Vladimir Lebedev is considered the greatest reformer and the most prolific and successful children’s book illustrator in the Soviet Union. Many generations of Soviet and post-Soviet children were raised on the works of this brilliant and versatile painter.
Illustration wasn’t his only passion. He was also an accomplished and revolutionary (politically as well as creatively) avant-garde painter and poster artist. The part of the André and Catherine de Saint-Rat collection dedicated to Lebedev, however, focuses largely on his illustration work. There are a very large number of children’s books illustrated by Lebedev in Special Collections.
His work, illustrative and non-illustrative, ranges from constructivist and cubist experimentation to socialist realist, almost saccharine renderings of children and animals. The change in his style is amazingly chronological. As one of the few great Russian avant-garde artists, who chose to stay in the Soviet Union, rather than look for creative freedom abroad, he had to adapt to the political climate. It’s interesting to trace and compare his artistic career to those, who chose to take it to Europe and the United States. Lebedev became successful very early in life, before he even finished his education. In the early 1920s he was already an influential figure in Soviet illustration. When the state publishing house opened a children’s book section, Lebedev was a natural candidate to head the department.

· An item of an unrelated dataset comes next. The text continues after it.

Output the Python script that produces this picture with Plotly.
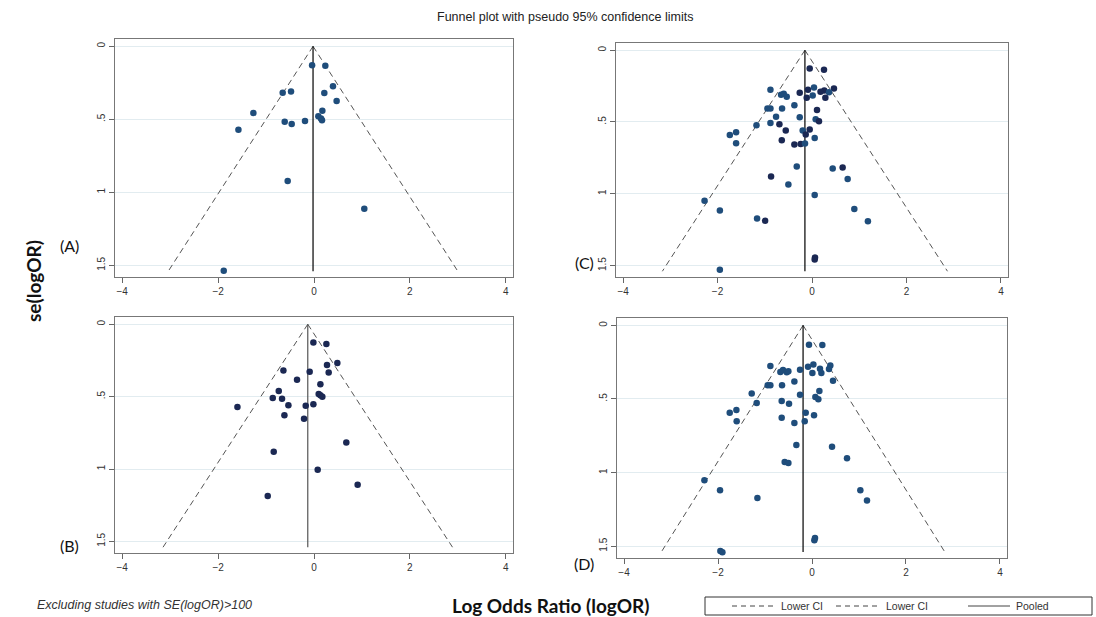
import numpy as np
import plotly.graph_objects as go

W, H = 1096, 617

# ---- study-level estimates: log odds ratio and its standard error ----
logor_a = [-0.04, 0.236, 0.396, -0.653, -0.479, 0.215, 0.472, -1.264, 0.174, -0.611,
           -0.465, -0.188, 0.09, 0.146, 0.167, -1.576, -0.549, 1.049, -1.882]
se_a = [0.129, 0.134, 0.274, 0.318, 0.309, 0.32, 0.375, 0.456, 0.442, 0.516,
        0.532, 0.511, 0.479, 0.495, 0.507, 0.571, 0.923, 1.112, 1.538]
pooled_a = -0.02

logor_b = [-0.013, 0.258, 0.487, 0.271, -0.638, -0.09, 0.306, -0.354, 0.133, -0.735,
           -0.86, -0.667, 0.098, 0.133, 0.174, -1.597, -0.534, -0.173, -0.013, -0.617,
           -0.208, 0.674, -0.84, 0.077, 0.91, -0.965]
se_b = [0.126, 0.136, 0.268, 0.282, 0.319, 0.328, 0.333, 0.383, 0.415, 0.461,
        0.509, 0.514, 0.482, 0.491, 0.5, 0.571, 0.56, 0.563, 0.553, 0.629,
        0.652, 0.817, 0.881, 1.005, 1.108, 1.186]
pooled_b = -0.13

logor_c = [-0.049, 0.254, -0.88, -0.085, 0.042, 0.465, 0.26, 0.18, 0.36, -0.655,
           -0.598, -0.535, -0.26, 0.015, -0.112, 0.283, -0.373, -0.944, -0.88, -0.634,
           0.106, -0.761, -0.26, 0.078, 0.148, -1.176, -0.88, -0.69, -1.607, -1.74,
           -0.556, -0.197, -0.049, -0.133, 0.057, -1.607, -0.64, -0.373, -0.239, -0.148,
           -0.323, -0.867, 0.438, 0.649, 0.755, -0.5, 0.057, -2.275, -1.951, 0.896,
           -1.163, -0.993, 1.184, 0.064, 0.057, -1.951]
se_c = [0.127, 0.136, 0.276, 0.276, 0.26, 0.267, 0.281, 0.29, 0.293, 0.311,
        0.304, 0.325, 0.297, 0.316, 0.332, 0.332, 0.383, 0.406, 0.406, 0.406,
        0.417, 0.463, 0.468, 0.482, 0.495, 0.523, 0.507, 0.516, 0.572, 0.59,
        0.56, 0.56, 0.553, 0.588, 0.611, 0.648, 0.627, 0.657, 0.654, 0.65,
        0.811, 0.88, 0.825, 0.818, 0.898, 0.936, 1.009, 1.048, 1.117, 1.106,
        1.173, 1.189, 1.191, 1.445, 1.458, 1.53]
# studies in panel C drawn in the darker shade
dark_c = [0, 1, 3, 5, 6, 7, 12, 14, 15, 20, 24, 27, 30, 32, 33, 36, 37, 38, 41, 43, 51, 53, 54]
pooled_c = -0.15

logor_d = [-0.064, 0.22, -0.886, -0.085, 0.029, 0.39, 0.17, 0.362, -0.673, -0.617,
           -0.538, -0.503, -0.255, 0.008, 0.199, -0.375, 0.447, -0.943, -0.886, -0.638,
           0.157, -1.283, -0.255, 0.072, 0.135, -1.177, -0.645, -0.489, -1.609, -1.751,
           -0.134, 0.043, -1.603, -0.645, -0.375, -0.155, -0.333, 0.426, 0.745, -0.581,
           -0.503, -2.29, -1.957, -1.162, 1.029, 1.17, 0.064, 0.05, -1.95, -1.907]
se_d = [0.131, 0.133, 0.276, 0.281, 0.265, 0.273, 0.294, 0.296, 0.317, 0.303,
        0.319, 0.312, 0.301, 0.324, 0.324, 0.382, 0.376, 0.407, 0.407, 0.407,
        0.446, 0.462, 0.471, 0.487, 0.502, 0.527, 0.514, 0.532, 0.575, 0.593,
        0.593, 0.611, 0.652, 0.627, 0.663, 0.652, 0.812, 0.824, 0.903, 0.928,
        0.935, 1.052, 1.12, 1.172, 1.12, 1.19, 1.444, 1.46, 1.532, 1.541]
pooled_d = -0.19

SE_MAX = 1.54
Z95 = 1.96

x_ticks = [-4, -2, 0, 2, 4]
y_ticks = [0, 0.5, 1, 1.5]
y_ticktext = ["0", ".5", "1", "1.5"]

BLUE = "#1f4d7b"
NAVY = "#1b2853"
FUNNEL_DASH = "6px,4px"


def px(x):
    return x / W


def py(y):
    return 1 - y / H


# panel boxes in pixels: (left, right, top, bottom)
boxes = {
    "A": (115, 513, 39, 277),
    "C": (616, 1008, 43, 277),
    "B": (115, 513, 317, 553),
    "D": (617, 1007, 318, 558),
}

panels = [
    ("A", logor_a, se_a, pooled_a, [BLUE] * len(se_a), "black"),
    ("C", logor_c, se_c, pooled_c,
     [NAVY if i in dark_c else BLUE for i in range(len(se_c))], "black"),
    ("B", logor_b, se_b, pooled_b, [NAVY] * len(se_b), "#555555"),
    ("D", logor_d, se_d, pooled_d, [BLUE] * len(se_d), "black"),
]

fig = go.Figure()
layout_axes = {}

for k, (name, lor, se, pooled, colors, pooled_col) in enumerate(panels, start=1):
    xa = "x" if k == 1 else f"x{k}"
    ya = "y" if k == 1 else f"y{k}"
    se_line = np.array([0.0, SE_MAX])
    # pseudo 95% limits
    fig.add_trace(go.Scatter(x=pooled - Z95 * se_line, y=se_line, mode="lines",
                             line=dict(color="#555555", width=1, dash=FUNNEL_DASH),
                             xaxis=xa, yaxis=ya, showlegend=False, hoverinfo="skip"))
    fig.add_trace(go.Scatter(x=pooled + Z95 * se_line, y=se_line, mode="lines",
                             line=dict(color="#555555", width=1, dash=FUNNEL_DASH),
                             xaxis=xa, yaxis=ya, showlegend=False, hoverinfo="skip"))
    fig.add_trace(go.Scatter(x=[pooled, pooled], y=se_line, mode="lines",
                             line=dict(color=pooled_col, width=1.2),
                             xaxis=xa, yaxis=ya, showlegend=False, hoverinfo="skip"))
    fig.add_trace(go.Scatter(x=lor, y=se, mode="markers",
                             marker=dict(color=colors, size=6.5),
                             xaxis=xa, yaxis=ya, showlegend=False))

    l, r, t, b = boxes[name]
    xkey = "xaxis" if k == 1 else f"xaxis{k}"
    ykey = "yaxis" if k == 1 else f"yaxis{k}"
    layout_axes[xkey] = dict(
        domain=[px(l), px(r)], anchor=ya, range=[-4.15, 4.15],
        tickvals=x_ticks, ticks="outside", ticklen=5, tickcolor="#666666",
        showgrid=False, zeroline=False, showline=True, linecolor="#777777",
        linewidth=1, mirror=True,
        tickfont=dict(family="Liberation Sans, Arial", size=10, color="#333333"),
    )
    layout_axes[ykey] = dict(
        domain=[py(b), py(t)], anchor=xa, range=[1.58, -0.05],
        tickvals=y_ticks, ticktext=y_ticktext, tickangle=-90,
        ticks="outside", ticklen=5, tickcolor="#666666",
        showgrid=True, gridcolor="#e2ecf0", gridwidth=1, zeroline=False,
        showline=True, linecolor="#777777", linewidth=1, mirror=True,
        tickfont=dict(family="Liberation Sans, Arial", size=10, color="#333333"),
    )

annotations = [
    dict(text="Funnel plot with pseudo 95% confidence limits", x=px(565), y=py(17),
         font=dict(family="Liberation Sans, Arial", size=12.5, color="#222222")),
    dict(text="<b>se(logOR)</b>", x=px(33), y=py(281), textangle=-90,
         font=dict(family="Lato", size=19, color="#111111")),
    dict(text="<b>Log Odds Ratio (logOR)</b>", x=px(550), y=py(605),
         font=dict(family="Lato", size=19, color="#111111")),
    dict(text="<i>Excluding studies with SE(logOR)>100</i>", x=px(35), y=py(605),
         xanchor="left",
         font=dict(family="Liberation Sans, Arial", size=12.5, color="#333333")),
    dict(text="(A)", x=px(69), y=py(245), font=dict(family="Lato", size=16, color="#111111")),
    dict(text="(B)", x=px(69), y=py(545), font=dict(family="Lato", size=16, color="#111111")),
    dict(text="(C)", x=px(584), y=py(263), font=dict(family="Lato", size=16, color="#111111")),
    dict(text="(D)", x=px(584), y=py(563), font=dict(family="Lato", size=16, color="#111111")),
]

# legend box
legend_items = [
    ("Lower CI", 732, 775, "5px,4px"),
    ("Lower CI", 836, 880, "5px,4px"),
    ("Pooled", 968, 1010, "solid"),
]
shapes = [dict(type="rect", xref="paper", yref="paper",
               x0=px(705), x1=px(1092), y0=py(615), y1=py(597),
               line=dict(color="#333333", width=1), fillcolor="white")]
for label, x0, x1, dash in legend_items:
    shapes.append(dict(type="line", xref="paper", yref="paper",
                       x0=px(x0), x1=px(x1), y0=py(606), y1=py(606),
                       line=dict(color="#444444", width=1, dash=dash)))
    annotations.append(dict(text=label, x=px(x1 + 4), y=py(606), xanchor="left",
                            font=dict(family="Liberation Sans, Arial", size=10.5,
                                      color="#333333")))

for a in annotations:
    a.setdefault("xref", "paper")
    a.setdefault("yref", "paper")
    a.setdefault("showarrow", False)
    a.setdefault("xanchor", "center")
    a.setdefault("yanchor", "middle")

fig.update_layout(
    width=W, height=H,
    margin=dict(l=0, r=0, t=0, b=0),
    paper_bgcolor="white", plot_bgcolor="white",
    annotations=annotations, shapes=shapes,
    showlegend=False,
    **layout_axes,
)

fig.write_html("out.html")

While spending time with no less distinguished colleagues Mstistlav Dobuzhinskii, Iurii Annenkov, and Kazimir Malevich, he was in the position to reform the entire approach to children’s book illustration, attract the best illustrators of his generation, and raise a new generation of artists, such as Vladimir Konashevich and Iurii Vasnetsov.

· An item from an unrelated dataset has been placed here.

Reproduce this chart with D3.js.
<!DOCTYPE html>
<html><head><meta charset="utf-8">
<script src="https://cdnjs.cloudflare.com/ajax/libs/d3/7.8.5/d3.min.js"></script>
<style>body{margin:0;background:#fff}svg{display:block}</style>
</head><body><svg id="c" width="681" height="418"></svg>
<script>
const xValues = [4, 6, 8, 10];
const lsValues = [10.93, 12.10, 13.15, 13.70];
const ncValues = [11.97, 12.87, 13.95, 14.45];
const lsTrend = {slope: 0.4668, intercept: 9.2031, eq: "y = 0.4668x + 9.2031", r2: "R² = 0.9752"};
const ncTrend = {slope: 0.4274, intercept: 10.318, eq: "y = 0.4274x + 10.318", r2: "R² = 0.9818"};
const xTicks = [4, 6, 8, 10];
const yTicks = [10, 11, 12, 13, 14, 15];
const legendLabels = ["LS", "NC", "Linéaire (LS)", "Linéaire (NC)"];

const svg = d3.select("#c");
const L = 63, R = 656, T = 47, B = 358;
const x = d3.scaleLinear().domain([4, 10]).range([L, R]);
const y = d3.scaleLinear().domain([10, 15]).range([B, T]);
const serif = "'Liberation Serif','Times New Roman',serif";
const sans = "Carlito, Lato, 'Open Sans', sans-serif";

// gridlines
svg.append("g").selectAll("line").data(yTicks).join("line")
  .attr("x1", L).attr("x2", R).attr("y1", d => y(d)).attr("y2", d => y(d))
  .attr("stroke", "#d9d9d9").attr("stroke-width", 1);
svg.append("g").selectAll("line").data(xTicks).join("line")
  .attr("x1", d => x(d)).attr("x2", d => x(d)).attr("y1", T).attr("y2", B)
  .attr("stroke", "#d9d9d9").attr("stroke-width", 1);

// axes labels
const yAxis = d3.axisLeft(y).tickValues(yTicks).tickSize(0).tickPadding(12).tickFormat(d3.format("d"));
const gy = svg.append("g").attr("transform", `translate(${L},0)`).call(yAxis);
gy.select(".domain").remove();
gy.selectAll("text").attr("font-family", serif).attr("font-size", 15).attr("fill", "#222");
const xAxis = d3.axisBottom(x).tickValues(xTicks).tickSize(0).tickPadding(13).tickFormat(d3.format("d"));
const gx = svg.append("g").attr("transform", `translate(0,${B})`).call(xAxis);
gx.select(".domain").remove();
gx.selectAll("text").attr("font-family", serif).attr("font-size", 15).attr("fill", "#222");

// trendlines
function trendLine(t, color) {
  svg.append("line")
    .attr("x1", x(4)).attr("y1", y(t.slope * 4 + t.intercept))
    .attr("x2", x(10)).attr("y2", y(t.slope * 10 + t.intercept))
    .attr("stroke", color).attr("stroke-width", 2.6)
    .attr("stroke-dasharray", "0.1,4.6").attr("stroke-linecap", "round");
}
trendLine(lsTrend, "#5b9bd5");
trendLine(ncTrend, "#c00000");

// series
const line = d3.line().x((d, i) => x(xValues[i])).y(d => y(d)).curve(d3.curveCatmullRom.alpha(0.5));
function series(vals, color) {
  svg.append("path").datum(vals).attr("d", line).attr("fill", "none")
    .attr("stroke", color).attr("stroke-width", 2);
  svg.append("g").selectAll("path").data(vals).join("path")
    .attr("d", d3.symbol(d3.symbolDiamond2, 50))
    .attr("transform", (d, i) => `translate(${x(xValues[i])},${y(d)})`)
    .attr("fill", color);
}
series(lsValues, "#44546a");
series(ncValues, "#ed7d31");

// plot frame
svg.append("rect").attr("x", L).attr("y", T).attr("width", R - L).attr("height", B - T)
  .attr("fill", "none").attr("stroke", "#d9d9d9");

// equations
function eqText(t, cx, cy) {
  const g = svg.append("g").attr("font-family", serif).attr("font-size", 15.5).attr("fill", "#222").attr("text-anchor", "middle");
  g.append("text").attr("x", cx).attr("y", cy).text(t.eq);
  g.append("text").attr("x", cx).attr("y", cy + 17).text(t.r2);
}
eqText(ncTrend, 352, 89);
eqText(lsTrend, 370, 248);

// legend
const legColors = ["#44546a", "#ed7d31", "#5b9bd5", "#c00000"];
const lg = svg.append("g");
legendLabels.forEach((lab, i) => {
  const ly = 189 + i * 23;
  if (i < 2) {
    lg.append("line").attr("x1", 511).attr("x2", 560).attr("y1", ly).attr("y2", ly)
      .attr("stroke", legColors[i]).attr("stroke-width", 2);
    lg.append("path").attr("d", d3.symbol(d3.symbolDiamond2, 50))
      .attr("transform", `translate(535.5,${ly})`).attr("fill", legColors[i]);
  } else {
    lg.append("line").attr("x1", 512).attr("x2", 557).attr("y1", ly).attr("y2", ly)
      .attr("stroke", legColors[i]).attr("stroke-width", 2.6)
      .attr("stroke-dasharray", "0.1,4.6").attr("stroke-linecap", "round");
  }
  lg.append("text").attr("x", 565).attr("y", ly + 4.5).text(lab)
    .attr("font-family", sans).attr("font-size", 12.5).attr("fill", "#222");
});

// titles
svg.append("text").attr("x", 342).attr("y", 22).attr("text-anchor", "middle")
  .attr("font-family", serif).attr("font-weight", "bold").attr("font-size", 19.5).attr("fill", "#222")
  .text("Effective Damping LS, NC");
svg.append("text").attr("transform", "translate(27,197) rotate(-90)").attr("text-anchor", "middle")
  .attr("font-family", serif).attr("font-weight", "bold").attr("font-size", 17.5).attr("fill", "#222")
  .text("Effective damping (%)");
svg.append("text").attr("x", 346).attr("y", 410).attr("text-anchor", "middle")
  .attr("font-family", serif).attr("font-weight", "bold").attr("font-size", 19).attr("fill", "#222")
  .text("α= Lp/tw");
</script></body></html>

His most frequent collaborator was chilren’s writer Samuil Marshak, with whom Lebedev created the majority of the chilren’s books. They were both loyal to the cause of raising a more aware generation of Soviet citizens, using more straightforward and politically conscious subjects, simpler rhymes and shapes, and very bold colors. They became the most powerful creative duo in the first decades of the Soviet Union, constructing the new children’s book standard for the new world. However, not even the strong Soviet political agenda prevented Lebedev from remaining one on the most talented, skilled, and versatile painters. His paintings in the same time period were highly experimental, executed with seemingly effortless skill and fluid colors and lines. His very large body of work shows a wide range of technical skill and experimentation. Regardless of whether or not his style appeals to the viewer, everything about his execution is perfect and has a certain simplicity even in the most complex pieces.
In the mid-1920s and 30s, when most of his peers chose to leave the Soviet Union, Lebedev remained in the country. When the socialist realist style of painting and writing started becoming more prominent and culminated in acquiring the status of state policy in 1934, artists like Lebedev and Konashevich became victims of frequent attacks. His illustration style began to change drastically to highly naturalistic and saccharine renderings of “healthy” Soviet children and animals by the late 1940s. These attacks came as a surprise to Lebedev and he seemed to never recover his creative self-esteem, not even during Khrushchev’s “thaw” of the 1950s and 60s.
His legacy, however, whether experimental or naturalistic, is lasting and Lebedev is still considered the high point of Soviet and Russian children’s book illustration. This legacy is very well represented in the André and Catherine de Saint-Rat collection.